EXERCISE — Every line below should be copied exactly; drop the pictures.

DATA PROVIDED —
--- start ---

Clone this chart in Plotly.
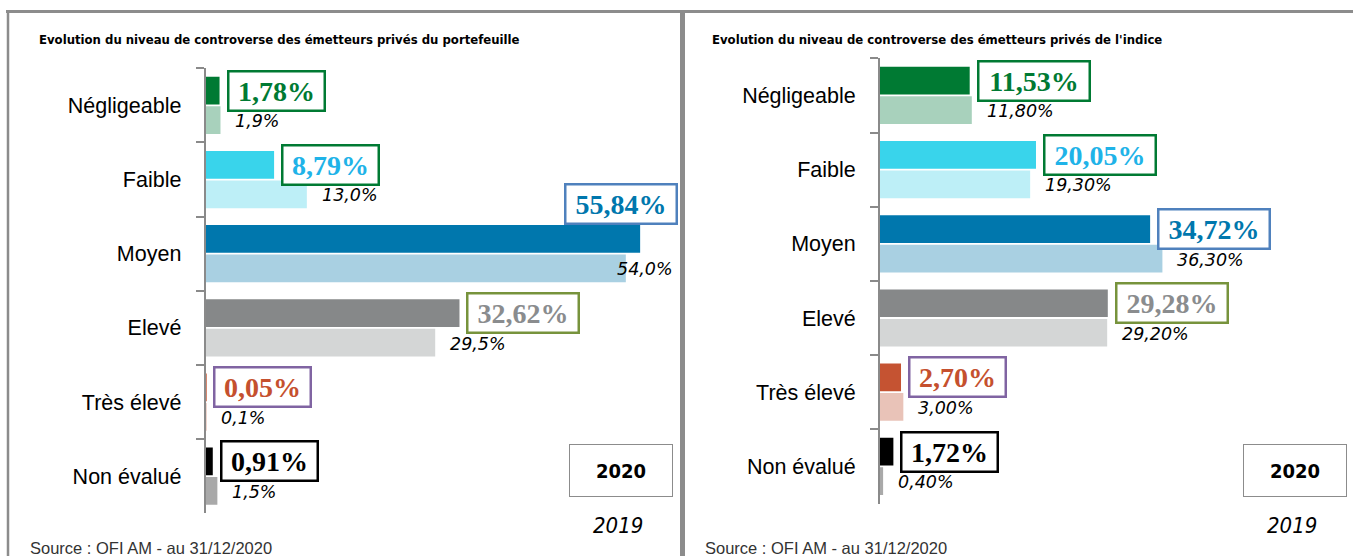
import plotly.graph_objects as go

# ---------------- data ----------------
categories = ["Négligeable", "Faible", "Moyen", "Elevé", "Très élevé", "Non évalué"]
portfolio_2020 = [1.78, 8.79, 55.84, 32.62, 0.05, 0.91]
portfolio_2019 = [1.9, 13.0, 54.0, 29.5, 0.1, 1.5]
index_2020 = [11.53, 20.05, 34.72, 29.28, 2.70, 1.72]
index_2019 = [11.80, 19.30, 36.30, 29.20, 3.00, 0.40]
title_left = "Evolution du niveau de controverse des émetteurs privés du portefeuille"
title_right = "Evolution du niveau de controverse des émetteurs privés de l'indice"
source_text = "Source : OFI AM - au 31/12/2020"
year_now, year_prev = "2020", "2019"

# ---------------- styles ----------------
colors_2020 = ["#007A33", "#39D4EB", "#0077AD", "#868889", "#C55332", "#000000"]
colors_2019 = ["#A8D1BC", "#BDEFF7", "#A9D0E2", "#D4D6D6", "#E9C3B8", "#A9A9A9"]
label_colors = ["#007A33", "#1FB3E8", "#0077AD", "#8A8C8E", "#C5502E", "#000000"]
box_colors = ["#007A33", "#007A33", "#4F81BD", "#77933C", "#8064A2", "#000000"]

W, H = 1353, 556
PX_PER_UNIT = 7.78
left_x0, right_x0 = 205.7, 880.0
plot_w = 470.3
XMAX = plot_w / PX_PER_UNIT
left_ytop, left_ybot = 68.3, 513.3
right_ytop, right_ybot = 58.3, 503.5
BARGAP, GROUPGAP = 0.205, 0.06
OFF = (1 - BARGAP) / 4.0   # centre offset of each bar from category centre

fig = go.Figure()

panels = [
    dict(v20=portfolio_2020, v19=portfolio_2019, dec19=1, xa="x", ya="y",
         x0=left_x0, ytop=left_ytop, ybot=left_ybot, title=title_left,
         tx=37, srcx=28, legx=621),
    dict(v20=index_2020, v19=index_2019, dec19=2, xa="x2", ya="y2",
         x0=right_x0, ytop=right_ytop, ybot=right_ybot, title=title_right,
         tx=710, srcx=703, legx=1295),
]


def fmt(v, d):
    return f"{v:.{d}f}".replace(".", ",") + "%"


annotations = []
for k, p in enumerate(panels):
    fig.add_trace(go.Bar(y=categories, x=p["v20"], orientation="h",
                         marker=dict(color=colors_2020, line=dict(width=0)),
                         xaxis=p["xa"], yaxis=p["ya"], hoverinfo="skip",
                         showlegend=False, name=year_now))
    fig.add_trace(go.Bar(y=categories, x=p["v19"], orientation="h",
                         marker=dict(color=colors_2019, line=dict(width=0)),
                         xaxis=p["xa"], yaxis=p["ya"], hoverinfo="skip",
                         showlegend=False, name=year_prev))
    for i, cat in enumerate(categories):
        v = p["v20"][i]
        txt = fmt(v, 2)
        bw = 90 if len(txt) <= 5 else 105
        end_px = v * PX_PER_UNIT
        if end_px + 7 + bw + 6 > plot_w + 4:
            ann = dict(x=XMAX, xanchor="right", xshift=2, yshift=35)
        else:
            ann = dict(x=v, xanchor="left", xshift=7, yshift=0)
        annotations.append(dict(
            **ann, y=i - OFF, xref=p["xa"], yref=p["ya"],
            text=f"<b>{txt}</b>", showarrow=False, yanchor="middle",
            width=bw, height=33, borderpad=2, borderwidth=2.5,
            bordercolor=box_colors[i], bgcolor="white",
            font=dict(family="Liberation Serif", size=28, color=label_colors[i])))
        v = p["v19"][i]
        txt = fmt(v, p["dec19"])
        tw = 11 * len(txt)
        end_px = v * PX_PER_UNIT
        if end_px + 14 + tw > plot_w + 2:
            ann = dict(x=XMAX, xanchor="right", xshift=-1)
        else:
            ann = dict(x=v, xanchor="left", xshift=13)
        annotations.append(dict(
            **ann, y=i + OFF, xref=p["xa"], yref=p["ya"], yanchor="middle",
            yshift=-1, text=txt, showarrow=False,
            font=dict(family="DejaVu Sans", size=17.5, color="#000000",
                      style="italic", weight=200)))
    # title
    annotations.append(dict(x=p["tx"] / W, y=1 - 39 / H, xref="paper", yref="paper",
                            xanchor="left", yanchor="middle", showarrow=False,
                            text=f"<b>{p['title']}</b>",
                            font=dict(family="DejaVu Sans Condensed", size=13, color="#000")))
    # source
    annotations.append(dict(x=p["srcx"] / W, y=1 - 548 / H, xref="paper", yref="paper",
                            xanchor="left", yanchor="middle", showarrow=False,
                            text=source_text,
                            font=dict(family="Liberation Sans", size=16.5, color="#333")))
    # year key
    annotations.append(dict(x=p["legx"] / W, y=1 - 470 / H, xref="paper", yref="paper",
                            xanchor="center", yanchor="middle", showarrow=False,
                            text=f"<b>{year_now}</b>", width=102, height=51, borderpad=0,
                            borderwidth=1, bordercolor="#8c8c8c",
                            font=dict(family="DejaVu Sans Condensed", size=20, color="#000")))
    annotations.append(dict(x=(p["legx"] - 3) / W, y=1 - 525 / H, xref="paper", yref="paper",
                            xanchor="center", yanchor="middle", showarrow=False,
                            text=f"<i>{year_prev}</i>",
                            font=dict(family="DejaVu Sans Condensed", size=22, color="#000")))

axis_common = dict(type="category", categoryorder="array", categoryarray=categories,
                   autorange="reversed", showline=True, linecolor="#8a8a8a", linewidth=2,
                   ticks="outside", tickson="boundaries", ticklen=8, tickwidth=2,
                   tickcolor="#8a8a8a", showgrid=False, zeroline=False,
                   ticklabelstandoff=18,
                   tickfont=dict(family="Liberation Sans", size=21.5, color="#000"),
                   fixedrange=True)
xaxis_common = dict(range=[0, XMAX], visible=False, fixedrange=True)

fig.update_layout(
    width=W, height=H, margin=dict(l=0, r=0, t=0, b=0),
    paper_bgcolor="white", plot_bgcolor="white",
    barmode="group", bargap=BARGAP, bargroupgap=GROUPGAP,
    xaxis=dict(**xaxis_common, domain=[left_x0 / W, (left_x0 + plot_w) / W], anchor="y"),
    yaxis=dict(**axis_common, domain=[1 - left_ybot / H, 1 - left_ytop / H], anchor="x"),
    xaxis2=dict(**xaxis_common, domain=[right_x0 / W, (right_x0 + plot_w) / W], anchor="y2"),
    yaxis2=dict(**axis_common, domain=[1 - right_ybot / H, 1 - right_ytop / H], anchor="x2"),
    annotations=annotations,
    shapes=[
        dict(type="line", xref="paper", yref="paper", x0=6 / W, x1=1, y0=1 - 11.5 / H,
             y1=1 - 11.5 / H, line=dict(color="#8c8c8c", width=3)),
        dict(type="line", xref="paper", yref="paper", x0=8 / W, x1=8 / W, y0=0,
             y1=1 - 10 / H, line=dict(color="#8c8c8c", width=2.5)),
        dict(type="line", xref="paper", yref="paper", x0=682.5 / W, x1=682.5 / W, y0=0,
             y1=1 - 10 / H, line=dict(color="#8c8c8c", width=5)),
    ],
)

fig.write_html("out.html", config={"displayModeBar": False},
               post_script="document.body.style.margin='0';document.body.style.overflow='hidden';")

--- end ---

THE OUTPUT —
Clone this chart in Plotly.
import plotly.graph_objects as go

# ---------------- data ----------------
categories = ["Négligeable", "Faible", "Moyen", "Elevé", "Très élevé", "Non évalué"]
portfolio_2020 = [1.78, 8.79, 55.84, 32.62, 0.05, 0.91]
portfolio_2019 = [1.9, 13.0, 54.0, 29.5, 0.1, 1.5]
index_2020 = [11.53, 20.05, 34.72, 29.28, 2.70, 1.72]
index_2019 = [11.80, 19.30, 36.30, 29.20, 3.00, 0.40]
title_left = "Evolution du niveau de controverse des émetteurs privés du portefeuille"
title_right = "Evolution du niveau de controverse des émetteurs privés de l'indice"
source_text = "Source : OFI AM - au 31/12/2020"
year_now, year_prev = "2020", "2019"

# ---------------- styles ----------------
colors_2020 = ["#007A33", "#39D4EB", "#0077AD", "#868889", "#C55332", "#000000"]
colors_2019 = ["#A8D1BC", "#BDEFF7", "#A9D0E2", "#D4D6D6", "#E9C3B8", "#A9A9A9"]
label_colors = ["#007A33", "#1FB3E8", "#0077AD", "#8A8C8E", "#C5502E", "#000000"]
box_colors = ["#007A33", "#007A33", "#4F81BD", "#77933C", "#8064A2", "#000000"]

W, H = 1353, 556
PX_PER_UNIT = 7.78
left_x0, right_x0 = 205.7, 880.0
plot_w = 470.3
XMAX = plot_w / PX_PER_UNIT
left_ytop, left_ybot = 68.3, 513.3
right_ytop, right_ybot = 58.3, 503.5
BARGAP, GROUPGAP = 0.205, 0.06
OFF = (1 - BARGAP) / 4.0   # centre offset of each bar from category centre

fig = go.Figure()

panels = [
    dict(v20=portfolio_2020, v19=portfolio_2019, dec19=1, xa="x", ya="y",
         x0=left_x0, ytop=left_ytop, ybot=left_ybot, title=title_left,
         tx=37, srcx=28, legx=621),
    dict(v20=index_2020, v19=index_2019, dec19=2, xa="x2", ya="y2",
         x0=right_x0, ytop=right_ytop, ybot=right_ybot, title=title_right,
         tx=710, srcx=703, legx=1295),
]


def fmt(v, d):
    return f"{v:.{d}f}".replace(".", ",") + "%"


annotations = []
for k, p in enumerate(panels):
    fig.add_trace(go.Bar(y=categories, x=p["v20"], orientation="h",
                         marker=dict(color=colors_2020, line=dict(width=0)),
                         xaxis=p["xa"], yaxis=p["ya"], hoverinfo="skip",
                         showlegend=False, name=year_now))
    fig.add_trace(go.Bar(y=categories, x=p["v19"], orientation="h",
                         marker=dict(color=colors_2019, line=dict(width=0)),
                         xaxis=p["xa"], yaxis=p["ya"], hoverinfo="skip",
                         showlegend=False, name=year_prev))
    for i, cat in enumerate(categories):
        v = p["v20"][i]
        txt = fmt(v, 2)
        bw = 90 if len(txt) <= 5 else 105
        end_px = v * PX_PER_UNIT
        if end_px + 7 + bw + 6 > plot_w + 4:
            ann = dict(x=XMAX, xanchor="right", xshift=2, yshift=35)
        else:
            ann = dict(x=v, xanchor="left", xshift=7, yshift=0)
        annotations.append(dict(
            **ann, y=i - OFF, xref=p["xa"], yref=p["ya"],
            text=f"<b>{txt}</b>", showarrow=False, yanchor="middle",
            width=bw, height=33, borderpad=2, borderwidth=2.5,
            bordercolor=box_colors[i], bgcolor="white",
            font=dict(family="Liberation Serif", size=28, color=label_colors[i])))
        v = p["v19"][i]
        txt = fmt(v, p["dec19"])
        tw = 11 * len(txt)
        end_px = v * PX_PER_UNIT
        if end_px + 14 + tw > plot_w + 2:
            ann = dict(x=XMAX, xanchor="right", xshift=-1)
        else:
            ann = dict(x=v, xanchor="left", xshift=13)
        annotations.append(dict(
            **ann, y=i + OFF, xref=p["xa"], yref=p["ya"], yanchor="middle",
            yshift=-1, text=txt, showarrow=False,
            font=dict(family="DejaVu Sans", size=17.5, color="#000000",
                      style="italic", weight=200)))
    # title
    annotations.append(dict(x=p["tx"] / W, y=1 - 39 / H, xref="paper", yref="paper",
                            xanchor="left", yanchor="middle", showarrow=False,
                            text=f"<b>{p['title']}</b>",
                            font=dict(family="DejaVu Sans Condensed", size=13, color="#000")))
    # source
    annotations.append(dict(x=p["srcx"] / W, y=1 - 548 / H, xref="paper", yref="paper",
                            xanchor="left", yanchor="middle", showarrow=False,
                            text=source_text,
                            font=dict(family="Liberation Sans", size=16.5, color="#333")))
    # year key
    annotations.append(dict(x=p["legx"] / W, y=1 - 470 / H, xref="paper", yref="paper",
                            xanchor="center", yanchor="middle", showarrow=False,
                            text=f"<b>{year_now}</b>", width=102, height=51, borderpad=0,
                            borderwidth=1, bordercolor="#8c8c8c",
                            font=dict(family="DejaVu Sans Condensed", size=20, color="#000")))
    annotations.append(dict(x=(p["legx"] - 3) / W, y=1 - 525 / H, xref="paper", yref="paper",
                            xanchor="center", yanchor="middle", showarrow=False,
                            text=f"<i>{year_prev}</i>",
                            font=dict(family="DejaVu Sans Condensed", size=22, color="#000")))

axis_common = dict(type="category", categoryorder="array", categoryarray=categories,
                   autorange="reversed", showline=True, linecolor="#8a8a8a", linewidth=2,
                   ticks="outside", tickson="boundaries", ticklen=8, tickwidth=2,
                   tickcolor="#8a8a8a", showgrid=False, zeroline=False,
                   ticklabelstandoff=18,
                   tickfont=dict(family="Liberation Sans", size=21.5, color="#000"),
                   fixedrange=True)
xaxis_common = dict(range=[0, XMAX], visible=False, fixedrange=True)

fig.update_layout(
    width=W, height=H, margin=dict(l=0, r=0, t=0, b=0),
    paper_bgcolor="white", plot_bgcolor="white",
    barmode="group", bargap=BARGAP, bargroupgap=GROUPGAP,
    xaxis=dict(**xaxis_common, domain=[left_x0 / W, (left_x0 + plot_w) / W], anchor="y"),
    yaxis=dict(**axis_common, domain=[1 - left_ybot / H, 1 - left_ytop / H], anchor="x"),
    xaxis2=dict(**xaxis_common, domain=[right_x0 / W, (right_x0 + plot_w) / W], anchor="y2"),
    yaxis2=dict(**axis_common, domain=[1 - right_ybot / H, 1 - right_ytop / H], anchor="x2"),
    annotations=annotations,
    shapes=[
        dict(type="line", xref="paper", yref="paper", x0=6 / W, x1=1, y0=1 - 11.5 / H,
             y1=1 - 11.5 / H, line=dict(color="#8c8c8c", width=3)),
        dict(type="line", xref="paper", yref="paper", x0=8 / W, x1=8 / W, y0=0,
             y1=1 - 10 / H, line=dict(color="#8c8c8c", width=2.5)),
        dict(type="line", xref="paper", yref="paper", x0=682.5 / W, x1=682.5 / W, y0=0,
             y1=1 - 10 / H, line=dict(color="#8c8c8c", width=5)),
    ],
)

fig.write_html("out.html", config={"displayModeBar": False},
               post_script="document.body.style.margin='0';document.body.style.overflow='hidden';")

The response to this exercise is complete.